> Task details: Repeat the data word for word. Do not include the pictures.

> Supplied material:
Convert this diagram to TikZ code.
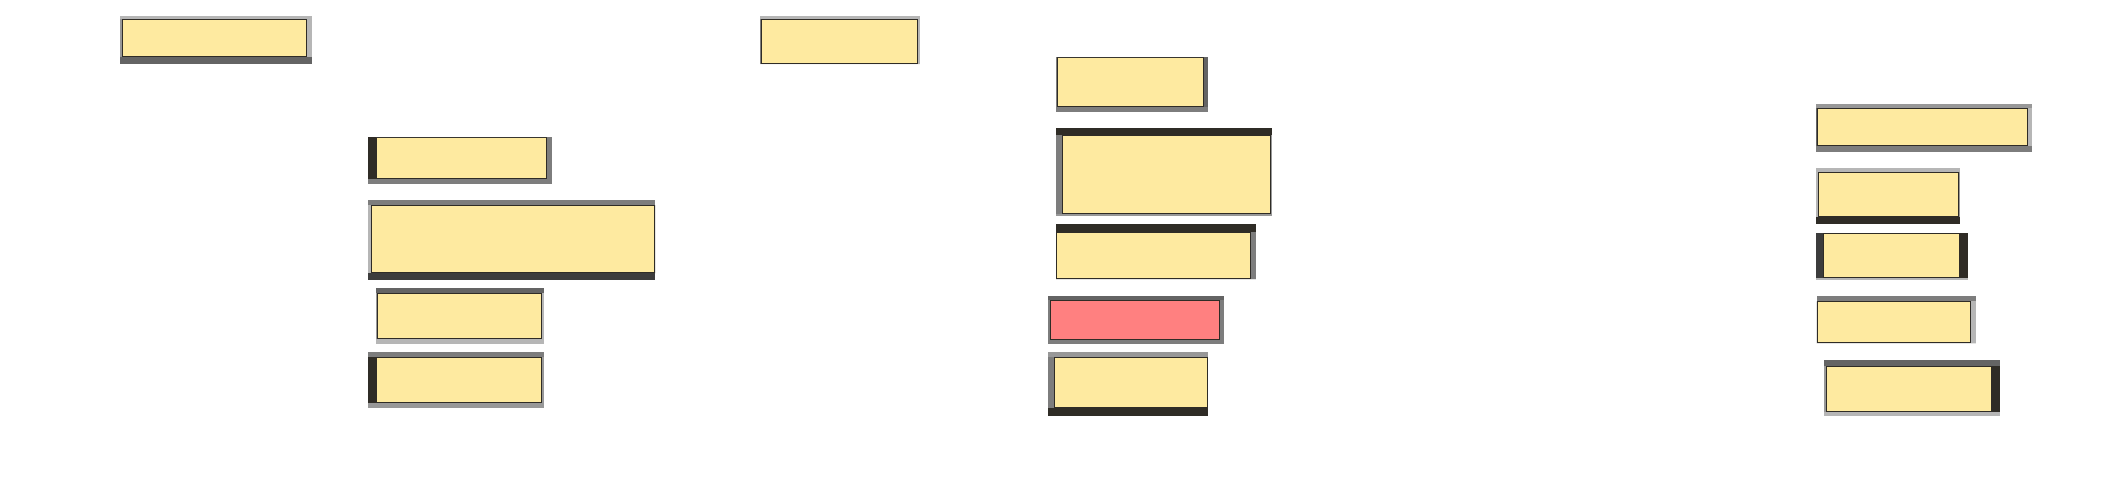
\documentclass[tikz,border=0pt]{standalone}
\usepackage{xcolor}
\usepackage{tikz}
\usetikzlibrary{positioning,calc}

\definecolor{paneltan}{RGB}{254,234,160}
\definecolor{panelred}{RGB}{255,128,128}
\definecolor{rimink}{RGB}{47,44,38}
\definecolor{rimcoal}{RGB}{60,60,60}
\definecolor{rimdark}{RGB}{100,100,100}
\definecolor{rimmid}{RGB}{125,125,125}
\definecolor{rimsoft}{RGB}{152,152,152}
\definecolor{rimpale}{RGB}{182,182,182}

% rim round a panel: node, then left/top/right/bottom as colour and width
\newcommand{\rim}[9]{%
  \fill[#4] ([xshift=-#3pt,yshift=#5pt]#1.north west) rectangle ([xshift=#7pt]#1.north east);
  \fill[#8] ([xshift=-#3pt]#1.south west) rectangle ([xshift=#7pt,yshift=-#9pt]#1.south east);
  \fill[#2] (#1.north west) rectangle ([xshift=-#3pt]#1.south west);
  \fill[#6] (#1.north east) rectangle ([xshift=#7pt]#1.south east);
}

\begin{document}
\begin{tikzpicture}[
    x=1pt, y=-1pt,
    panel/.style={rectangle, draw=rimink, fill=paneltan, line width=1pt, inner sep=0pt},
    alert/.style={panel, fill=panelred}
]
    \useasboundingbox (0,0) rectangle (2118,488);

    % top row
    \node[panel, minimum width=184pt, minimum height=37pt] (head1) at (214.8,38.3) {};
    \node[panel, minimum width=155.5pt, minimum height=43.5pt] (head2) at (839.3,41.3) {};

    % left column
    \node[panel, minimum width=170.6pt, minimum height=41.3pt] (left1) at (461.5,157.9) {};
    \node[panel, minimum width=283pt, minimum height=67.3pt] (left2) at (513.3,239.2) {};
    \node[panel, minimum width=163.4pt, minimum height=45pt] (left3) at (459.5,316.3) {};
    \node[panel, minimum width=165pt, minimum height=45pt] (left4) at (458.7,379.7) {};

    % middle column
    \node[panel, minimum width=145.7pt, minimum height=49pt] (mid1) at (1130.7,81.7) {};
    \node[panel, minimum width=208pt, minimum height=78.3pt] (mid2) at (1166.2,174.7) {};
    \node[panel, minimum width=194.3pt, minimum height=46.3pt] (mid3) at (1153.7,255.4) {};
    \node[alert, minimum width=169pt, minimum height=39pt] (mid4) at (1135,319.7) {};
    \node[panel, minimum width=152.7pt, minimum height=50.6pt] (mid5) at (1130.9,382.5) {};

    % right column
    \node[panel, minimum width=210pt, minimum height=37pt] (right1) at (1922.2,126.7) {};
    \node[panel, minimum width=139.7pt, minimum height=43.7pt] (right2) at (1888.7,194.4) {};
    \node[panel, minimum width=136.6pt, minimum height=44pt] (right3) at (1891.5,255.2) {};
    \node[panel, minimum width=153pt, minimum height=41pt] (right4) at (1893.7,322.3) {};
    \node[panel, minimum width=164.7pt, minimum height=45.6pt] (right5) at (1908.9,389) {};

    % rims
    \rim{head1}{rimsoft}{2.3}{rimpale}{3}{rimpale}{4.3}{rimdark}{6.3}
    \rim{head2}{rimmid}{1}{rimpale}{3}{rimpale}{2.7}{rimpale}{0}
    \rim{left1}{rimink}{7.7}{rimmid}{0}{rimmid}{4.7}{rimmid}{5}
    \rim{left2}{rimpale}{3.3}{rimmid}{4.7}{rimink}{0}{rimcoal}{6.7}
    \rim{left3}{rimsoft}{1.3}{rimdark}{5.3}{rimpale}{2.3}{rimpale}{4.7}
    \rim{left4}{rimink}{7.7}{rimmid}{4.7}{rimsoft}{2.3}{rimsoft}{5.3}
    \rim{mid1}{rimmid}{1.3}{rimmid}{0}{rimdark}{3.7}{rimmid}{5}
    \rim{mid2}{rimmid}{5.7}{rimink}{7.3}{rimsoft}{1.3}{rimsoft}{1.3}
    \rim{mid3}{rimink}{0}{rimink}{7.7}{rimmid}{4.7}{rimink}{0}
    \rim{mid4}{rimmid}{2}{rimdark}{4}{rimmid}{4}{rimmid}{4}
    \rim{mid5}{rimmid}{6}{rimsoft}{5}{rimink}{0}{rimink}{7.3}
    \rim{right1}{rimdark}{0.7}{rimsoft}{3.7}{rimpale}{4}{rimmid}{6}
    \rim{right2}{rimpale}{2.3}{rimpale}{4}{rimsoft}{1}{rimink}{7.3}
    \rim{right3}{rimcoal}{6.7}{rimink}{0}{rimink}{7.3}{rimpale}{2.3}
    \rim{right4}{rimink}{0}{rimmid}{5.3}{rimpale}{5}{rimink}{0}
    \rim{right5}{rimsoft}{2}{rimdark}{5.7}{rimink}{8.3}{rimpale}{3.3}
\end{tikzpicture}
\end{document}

> The output:
Convert this diagram to TikZ code.
\documentclass[tikz,border=0pt]{standalone}
\usepackage{xcolor}
\usepackage{tikz}
\usetikzlibrary{positioning,calc}

\definecolor{paneltan}{RGB}{254,234,160}
\definecolor{panelred}{RGB}{255,128,128}
\definecolor{rimink}{RGB}{47,44,38}
\definecolor{rimcoal}{RGB}{60,60,60}
\definecolor{rimdark}{RGB}{100,100,100}
\definecolor{rimmid}{RGB}{125,125,125}
\definecolor{rimsoft}{RGB}{152,152,152}
\definecolor{rimpale}{RGB}{182,182,182}

% rim round a panel: node, then left/top/right/bottom as colour and width
\newcommand{\rim}[9]{%
  \fill[#4] ([xshift=-#3pt,yshift=#5pt]#1.north west) rectangle ([xshift=#7pt]#1.north east);
  \fill[#8] ([xshift=-#3pt]#1.south west) rectangle ([xshift=#7pt,yshift=-#9pt]#1.south east);
  \fill[#2] (#1.north west) rectangle ([xshift=-#3pt]#1.south west);
  \fill[#6] (#1.north east) rectangle ([xshift=#7pt]#1.south east);
}

\begin{document}
\begin{tikzpicture}[
    x=1pt, y=-1pt,
    panel/.style={rectangle, draw=rimink, fill=paneltan, line width=1pt, inner sep=0pt},
    alert/.style={panel, fill=panelred}
]
    \useasboundingbox (0,0) rectangle (2118,488);

    % top row
    \node[panel, minimum width=184pt, minimum height=37pt] (head1) at (214.8,38.3) {};
    \node[panel, minimum width=155.5pt, minimum height=43.5pt] (head2) at (839.3,41.3) {};

    % left column
    \node[panel, minimum width=170.6pt, minimum height=41.3pt] (left1) at (461.5,157.9) {};
    \node[panel, minimum width=283pt, minimum height=67.3pt] (left2) at (513.3,239.2) {};
    \node[panel, minimum width=163.4pt, minimum height=45pt] (left3) at (459.5,316.3) {};
    \node[panel, minimum width=165pt, minimum height=45pt] (left4) at (458.7,379.7) {};

    % middle column
    \node[panel, minimum width=145.7pt, minimum height=49pt] (mid1) at (1130.7,81.7) {};
    \node[panel, minimum width=208pt, minimum height=78.3pt] (mid2) at (1166.2,174.7) {};
    \node[panel, minimum width=194.3pt, minimum height=46.3pt] (mid3) at (1153.7,255.4) {};
    \node[alert, minimum width=169pt, minimum height=39pt] (mid4) at (1135,319.7) {};
    \node[panel, minimum width=152.7pt, minimum height=50.6pt] (mid5) at (1130.9,382.5) {};

    % right column
    \node[panel, minimum width=210pt, minimum height=37pt] (right1) at (1922.2,126.7) {};
    \node[panel, minimum width=139.7pt, minimum height=43.7pt] (right2) at (1888.7,194.4) {};
    \node[panel, minimum width=136.6pt, minimum height=44pt] (right3) at (1891.5,255.2) {};
    \node[panel, minimum width=153pt, minimum height=41pt] (right4) at (1893.7,322.3) {};
    \node[panel, minimum width=164.7pt, minimum height=45.6pt] (right5) at (1908.9,389) {};

    % rims
    \rim{head1}{rimsoft}{2.3}{rimpale}{3}{rimpale}{4.3}{rimdark}{6.3}
    \rim{head2}{rimmid}{1}{rimpale}{3}{rimpale}{2.7}{rimpale}{0}
    \rim{left1}{rimink}{7.7}{rimmid}{0}{rimmid}{4.7}{rimmid}{5}
    \rim{left2}{rimpale}{3.3}{rimmid}{4.7}{rimink}{0}{rimcoal}{6.7}
    \rim{left3}{rimsoft}{1.3}{rimdark}{5.3}{rimpale}{2.3}{rimpale}{4.7}
    \rim{left4}{rimink}{7.7}{rimmid}{4.7}{rimsoft}{2.3}{rimsoft}{5.3}
    \rim{mid1}{rimmid}{1.3}{rimmid}{0}{rimdark}{3.7}{rimmid}{5}
    \rim{mid2}{rimmid}{5.7}{rimink}{7.3}{rimsoft}{1.3}{rimsoft}{1.3}
    \rim{mid3}{rimink}{0}{rimink}{7.7}{rimmid}{4.7}{rimink}{0}
    \rim{mid4}{rimmid}{2}{rimdark}{4}{rimmid}{4}{rimmid}{4}
    \rim{mid5}{rimmid}{6}{rimsoft}{5}{rimink}{0}{rimink}{7.3}
    \rim{right1}{rimdark}{0.7}{rimsoft}{3.7}{rimpale}{4}{rimmid}{6}
    \rim{right2}{rimpale}{2.3}{rimpale}{4}{rimsoft}{1}{rimink}{7.3}
    \rim{right3}{rimcoal}{6.7}{rimink}{0}{rimink}{7.3}{rimpale}{2.3}
    \rim{right4}{rimink}{0}{rimmid}{5.3}{rimpale}{5}{rimink}{0}
    \rim{right5}{rimsoft}{2}{rimdark}{5.7}{rimink}{8.3}{rimpale}{3.3}
\end{tikzpicture}
\end{document}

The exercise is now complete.